# TASK GOAL:
Repeat exactly, and only, the lines from the one that contains "Reproduce this chart" through the one that contains "import seaborn as sns", both ends included.

# Source code of charts:
[Begin]

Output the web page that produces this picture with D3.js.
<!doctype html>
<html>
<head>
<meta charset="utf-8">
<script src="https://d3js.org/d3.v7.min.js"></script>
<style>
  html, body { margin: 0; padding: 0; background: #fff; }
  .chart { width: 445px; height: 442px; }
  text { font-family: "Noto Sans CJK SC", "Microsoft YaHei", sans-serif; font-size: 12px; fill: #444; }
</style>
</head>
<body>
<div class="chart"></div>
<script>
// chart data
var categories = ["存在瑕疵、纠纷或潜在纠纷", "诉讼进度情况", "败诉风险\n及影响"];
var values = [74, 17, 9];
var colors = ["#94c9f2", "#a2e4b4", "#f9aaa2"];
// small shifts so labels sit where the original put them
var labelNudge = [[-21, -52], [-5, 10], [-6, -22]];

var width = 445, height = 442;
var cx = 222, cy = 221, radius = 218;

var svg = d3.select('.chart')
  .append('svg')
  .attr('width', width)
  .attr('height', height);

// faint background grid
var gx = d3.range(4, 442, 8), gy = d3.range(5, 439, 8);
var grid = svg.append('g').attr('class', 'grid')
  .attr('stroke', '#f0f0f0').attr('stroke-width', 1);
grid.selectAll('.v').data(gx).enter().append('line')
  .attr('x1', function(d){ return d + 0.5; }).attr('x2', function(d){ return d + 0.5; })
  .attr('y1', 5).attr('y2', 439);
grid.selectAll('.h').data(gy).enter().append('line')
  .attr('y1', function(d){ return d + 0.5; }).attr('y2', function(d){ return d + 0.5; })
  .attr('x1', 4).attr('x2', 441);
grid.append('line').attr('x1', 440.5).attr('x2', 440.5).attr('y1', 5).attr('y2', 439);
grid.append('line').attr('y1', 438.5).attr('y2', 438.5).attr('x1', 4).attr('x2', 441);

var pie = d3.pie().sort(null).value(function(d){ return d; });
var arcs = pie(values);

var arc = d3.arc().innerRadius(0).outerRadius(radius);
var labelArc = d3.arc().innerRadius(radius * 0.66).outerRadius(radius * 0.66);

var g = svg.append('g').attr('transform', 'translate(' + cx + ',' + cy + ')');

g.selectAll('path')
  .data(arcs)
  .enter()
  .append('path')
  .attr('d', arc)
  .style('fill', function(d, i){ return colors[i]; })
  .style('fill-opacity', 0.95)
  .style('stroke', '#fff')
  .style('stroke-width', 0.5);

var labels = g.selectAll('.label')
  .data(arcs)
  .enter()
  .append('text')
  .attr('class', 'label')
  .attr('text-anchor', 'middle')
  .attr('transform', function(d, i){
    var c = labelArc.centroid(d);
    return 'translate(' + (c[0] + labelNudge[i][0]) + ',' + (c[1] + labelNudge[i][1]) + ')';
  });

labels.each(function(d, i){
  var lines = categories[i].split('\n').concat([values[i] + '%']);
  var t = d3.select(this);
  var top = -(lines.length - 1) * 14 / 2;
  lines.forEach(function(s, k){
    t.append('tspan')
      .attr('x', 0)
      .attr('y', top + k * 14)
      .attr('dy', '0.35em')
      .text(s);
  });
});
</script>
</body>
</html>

[End]
[Begin]

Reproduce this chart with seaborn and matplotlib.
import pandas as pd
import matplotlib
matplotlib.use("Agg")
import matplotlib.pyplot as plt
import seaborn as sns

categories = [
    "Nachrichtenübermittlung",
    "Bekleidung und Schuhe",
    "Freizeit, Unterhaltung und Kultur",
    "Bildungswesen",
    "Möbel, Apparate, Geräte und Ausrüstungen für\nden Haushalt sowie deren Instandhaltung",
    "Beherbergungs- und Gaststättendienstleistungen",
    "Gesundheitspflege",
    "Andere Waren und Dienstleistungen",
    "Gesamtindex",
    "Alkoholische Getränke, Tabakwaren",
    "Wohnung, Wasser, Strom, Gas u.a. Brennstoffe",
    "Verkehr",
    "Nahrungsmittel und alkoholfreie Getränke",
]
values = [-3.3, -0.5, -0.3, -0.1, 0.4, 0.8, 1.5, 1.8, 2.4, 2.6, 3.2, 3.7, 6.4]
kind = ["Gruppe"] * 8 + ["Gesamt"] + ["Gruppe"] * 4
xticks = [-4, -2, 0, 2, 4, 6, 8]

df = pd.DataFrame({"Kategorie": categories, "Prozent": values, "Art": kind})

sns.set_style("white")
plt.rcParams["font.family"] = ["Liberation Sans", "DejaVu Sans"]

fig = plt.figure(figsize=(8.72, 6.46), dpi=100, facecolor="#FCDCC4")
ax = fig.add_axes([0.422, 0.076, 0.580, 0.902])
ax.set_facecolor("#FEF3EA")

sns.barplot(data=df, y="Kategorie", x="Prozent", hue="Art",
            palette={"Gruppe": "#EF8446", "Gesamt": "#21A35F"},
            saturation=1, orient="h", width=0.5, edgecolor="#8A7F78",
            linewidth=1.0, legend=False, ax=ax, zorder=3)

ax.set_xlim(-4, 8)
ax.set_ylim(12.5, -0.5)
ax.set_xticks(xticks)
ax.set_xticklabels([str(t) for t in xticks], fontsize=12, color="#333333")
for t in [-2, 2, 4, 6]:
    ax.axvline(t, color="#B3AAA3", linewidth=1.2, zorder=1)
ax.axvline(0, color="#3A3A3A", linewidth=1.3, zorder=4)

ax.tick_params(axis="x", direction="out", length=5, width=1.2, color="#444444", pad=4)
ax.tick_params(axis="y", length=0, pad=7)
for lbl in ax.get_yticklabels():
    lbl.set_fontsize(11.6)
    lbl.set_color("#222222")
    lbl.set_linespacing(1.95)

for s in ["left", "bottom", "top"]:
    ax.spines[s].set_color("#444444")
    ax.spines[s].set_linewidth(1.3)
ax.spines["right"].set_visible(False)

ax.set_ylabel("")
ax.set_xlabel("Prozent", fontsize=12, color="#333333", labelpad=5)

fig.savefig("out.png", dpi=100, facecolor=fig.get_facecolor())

[End]

# REPLY:
Reproduce this chart with seaborn and matplotlib.
import pandas as pd
import matplotlib
matplotlib.use("Agg")
import matplotlib.pyplot as plt
import seaborn as sns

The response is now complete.